I couldn't quite get on board with the eighties retro look - I lived it the first time around, kids, and despite what you may have been led to believe, it was not remotely pretty, at least not in my outer-suburban town. It was less off the shoulder sweat tops with leggings in muted greys, and more high-waisted turquoise tracksuit with lace stripes that your mum sewed on.
Nineties flashbacks though, those I can appreciate. Ahh, the nineties - grunge was god, girls could embrace their tomboyishness, everyone recycled (fashion and rubbish), shoes were stompy rather than... stripper-ish. Customising was big. It was actually uncool to wear designer labels, and if your wardrobe was mostly gleaned from op shops then you were far cooler than the preppy kids with money.
Oh how times change.
Ever since I started noticing the nineties stuff in the shops, I have been feverishly obsessed with tracking down the perfect pair of ankle boots before I leave London. An update of the black elastic-sided combat boots I wore in the nineties, generally with a long skirt (these were unsexy post-AIDS times, remember). I have a very clear picture in my head of what my new boots should look like: tan leather of good quality, lace-up with hooks at the top, possibly but not necessarily brogue style, round or almond toed with a flat or low heel. In a size 9. Yup, that's one bigger than they make them for women (generally). GREAT. Wish me luck, y'all.
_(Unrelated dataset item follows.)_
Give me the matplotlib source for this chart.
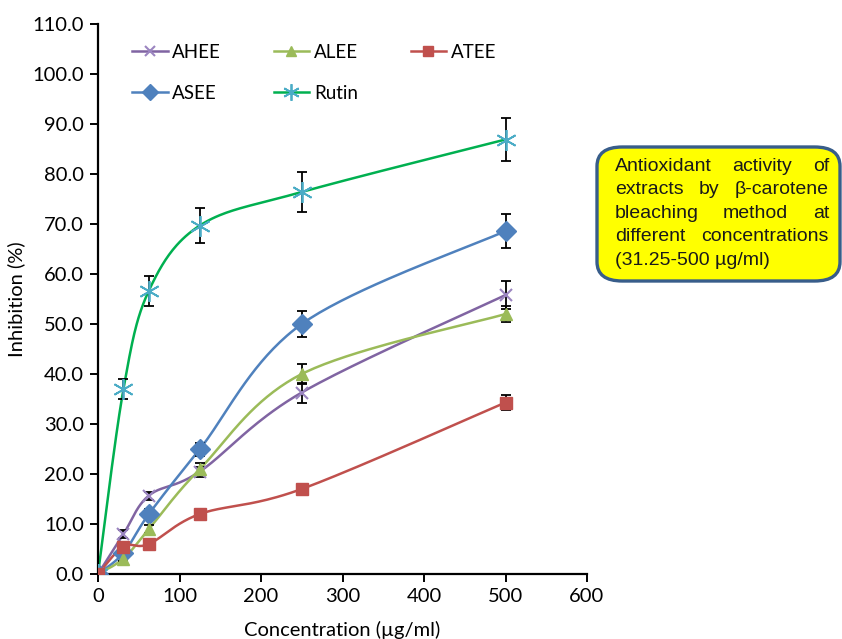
import numpy as np
import matplotlib
matplotlib.use("Agg")
import matplotlib.pyplot as plt
from matplotlib.patches import FancyBboxPatch

conc = [0, 31.25, 62.5, 125, 250, 500]
ahee = [0, 8.0, 15.7, 20.5, 36.3, 55.8]
ahee_err = [0, 0.8, 0.8, 1.0, 2.0, 2.8]
alee = [0, 3.1, 9.0, 21.0, 40.0, 52.0]
alee_err = [0, 0.5, 0.8, 1.2, 2.0, 1.6]
atee = [0, 5.5, 6.0, 12.0, 17.0, 34.3]
atee_err = [0, 0.5, 0.5, 0.5, 0.5, 1.5]
asee = [0, 4.2, 12.0, 25.0, 50.0, 68.6]
asee_err = [0, 0.8, 1.0, 1.3, 2.6, 3.4]
rutin = [0, 37.0, 56.7, 69.7, 76.4, 86.9]
rutin_err = [0, 2.0, 3.0, 3.5, 4.0, 4.3]

yticks = np.arange(0, 110.1, 10)
xticks = np.arange(0, 601, 100)
note_lines = ["Antioxidant activity of", "extracts by \u03b2-carotene", "bleaching method at",
              "different concentrations", "(31.25-500 \u00b5g/ml)"]

FONT = ["Lato", "DejaVu Sans"]

fig = plt.figure(figsize=(8.42, 6.39), dpi=100)
ax = fig.add_axes([98/842, 1-574/639, (587-98)/842, (574-24)/639])

SX, SY = 489/600, 550/110


def smooth(xs, ys, n=40):
    px = np.array(xs) * SX
    py = np.array(ys) * SY
    out_x, out_y = [], []
    m = len(px)
    for i in range(m - 1):
        p0 = (px[max(i-1, 0)], py[max(i-1, 0)])
        p1 = (px[i], py[i])
        p2 = (px[i+1], py[i+1])
        p3 = (px[min(i+2, m-1)], py[min(i+2, m-1)])
        c1 = (p1[0] + (p2[0]-p0[0])/6, p1[1] + (p2[1]-p0[1])/6)
        c2 = (p2[0] - (p3[0]-p1[0])/6, p2[1] - (p3[1]-p1[1])/6)
        t = np.linspace(0, 1, n)
        bx = (1-t)**3*p1[0] + 3*(1-t)**2*t*c1[0] + 3*(1-t)*t**2*c2[0] + t**3*p2[0]
        by = (1-t)**3*p1[1] + 3*(1-t)**2*t*c1[1] + 3*(1-t)*t**2*c2[1] + t**3*p2[1]
        out_x.extend(bx)
        out_y.extend(by)
    return np.array(out_x)/SX, np.array(out_y)/SY


series = [
    ("AHEE", ahee, ahee_err, "#8064A2", "x", "#9B85C0", 9, 1.5),
    ("ASEE", asee, asee_err, "#4F81BD", "D", "#4F81BD", 10, 0),
    ("ALEE", alee, alee_err, "#9BBB59", "^", "#9BBB59", 9, 0),
    ("Rutin", rutin, rutin_err, "#00B050", (6, 2, 0), "#4BACC6", 15, 1.3),
    ("ATEE", atee, atee_err, "#C0504D", "s", "#C0504D", 9, 0),
]

handles = []
for name, ys, err, lc, mk, mc, ms, mew in series:
    sx, sy = smooth(conc, ys)
    ax.plot(sx, sy, color=lc, lw=1.8, zorder=2)
    ax.errorbar(conc, ys, yerr=err, fmt="none", ecolor="black", elinewidth=1.3,
                capsize=3.5, capthick=1.3, zorder=3)
    kw = dict(marker=mk, markersize=ms, color=mc, linestyle="none", zorder=4)
    if mew:
        kw["markeredgewidth"] = mew
    else:
        kw["markeredgecolor"] = mc
    ax.plot(conc, ys, **kw)
    h, = ax.plot([], [], color=lc, lw=1.8, marker=mk, markersize=ms*0.8,
                 markerfacecolor=mc, markeredgecolor=mc,
                 markeredgewidth=mew if mew else 1)
    handles.append((h, name))

ax.set_xlim(0, 600)
ax.set_ylim(0, 110)
ax.set_xticks(xticks)
ax.set_yticks(yticks)
ax.set_yticklabels([f"{v:.1f}" for v in yticks], family=FONT, fontsize=14.5)
ax.set_xticklabels([f"{v:d}" for v in xticks], family=FONT, fontsize=14.5)
for s in ("top", "right"):
    ax.spines[s].set_visible(False)
for s in ("left", "bottom"):
    ax.spines[s].set_linewidth(1.6)
    ax.spines[s].set_color("black")
ax.tick_params(axis="both", direction="out", length=6, width=1.4, colors="black", pad=4)
ax.set_ylabel("Inhibition (%)", family=FONT, fontsize=14.5)
ax.set_xlabel("Concentration (\u00b5g/ml)", family=FONT, fontsize=14.5)
ax.xaxis.set_label_coords(0.5, -0.086)
ax.yaxis.set_label_coords(-0.148, 0.5)

leg = ax.legend([h for h, _ in handles], [n for _, n in handles], ncol=3, frameon=False,
                loc="upper left", bbox_to_anchor=(0.035, 0.995), prop={"family": FONT, "size": 13.5},
                handlelength=1.9, handletextpad=0.25, columnspacing=2.8, labelspacing=1.3)

# note box
box = FancyBboxPatch((597/842, 1-281/639), (840-597)/842, (281-147)/639,
                     boxstyle="round,pad=0,rounding_size=0.03", transform=fig.transFigure,
                     facecolor="#FFFF00", edgecolor="#385D8A", linewidth=2.4, zorder=5)
fig.patches.append(box)

renderer = fig.canvas.get_renderer()
left_px, right_px = 615, 829
top_px = 171
step = 23.4
tprops = dict(family=["Liberation Sans", "DejaVu Sans"], fontsize=14, color="#1a1a1a", zorder=6,
              va="baseline", ha="left", transform=fig.transFigure)
for i, line in enumerate(note_lines):
    y = 1 - (top_px + i*step)/639
    words = line.split(" ")
    if i == len(note_lines) - 1 or len(words) == 1:
        fig.text(left_px/842, y, line, **tprops)
        continue
    widths = []
    for w in words:
        t = fig.text(0, 0, w, **tprops)
        widths.append(t.get_window_extent(renderer).width)
        t.remove()
    gap = ((right_px - left_px) - sum(widths)) / (len(words) - 1)
    x = left_px
    for w, wd in zip(words, widths):
        fig.text(x/842, y, w, **tprops)
        x += wd + gap

fig.savefig("out.png", dpi=100, facecolor="white")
As well as the last minute perfect-shoe-finding panic, I'm having to contend with a little wardrobe dilemma in the shape of a smidge of extra weight. Alright, more like a dollop. Make that a sack. I have been taking medication which, while it is a godsend for helping me cope with my anxiety and sleeplessness, is notorious for making you stack on the pounds. I have put on somewhere between 10-12 kilos since I started taking it, and although I'm still in the healthy weight range for my height, I have put on enough padding around my middle that I don't fit into most of my pants anymore and the sight of my new profile in the mirror makes me... well, kind of anxious.
Full disclosure: I am well aware of the body issues that most girls suffer from a young age, and I feel very lucky to have never had to worry about my size or weight up to this point. Don't think I got off lightly - I just skipped straight to obsessing instead about my terrible teeth, huge chin and complete lack of cleavage.
This new figure has, however, given me a new insight into the life of the vast majority of privileged western women in that I find myself:
1. Dressing strategically rather than haphazardly
2. Painfully aware of how many calories are in that cupcake with frosting staring at me from the bakery counter
3. Obsessing about my size and weighing myself daily (I can't believe I am displaying this classic neurotic woman behaviour, and yet I am unable to stop).
I'm reluctantly coming to terms with my new fuller shape, even though I'm a little nervous that I'll never lose it now that it's there. But I'm learning to live with it. Thank god for loose dresses and leggings. Hopefully by next Winter - a good year away as I'm skipping a season by moving back to Oz in Spring - things will be back to normal, in every respect.
With any luck I'll be wearing those tan ankle boots while riding my pashley around Melbourne, looking like a right nineties-loving librarian.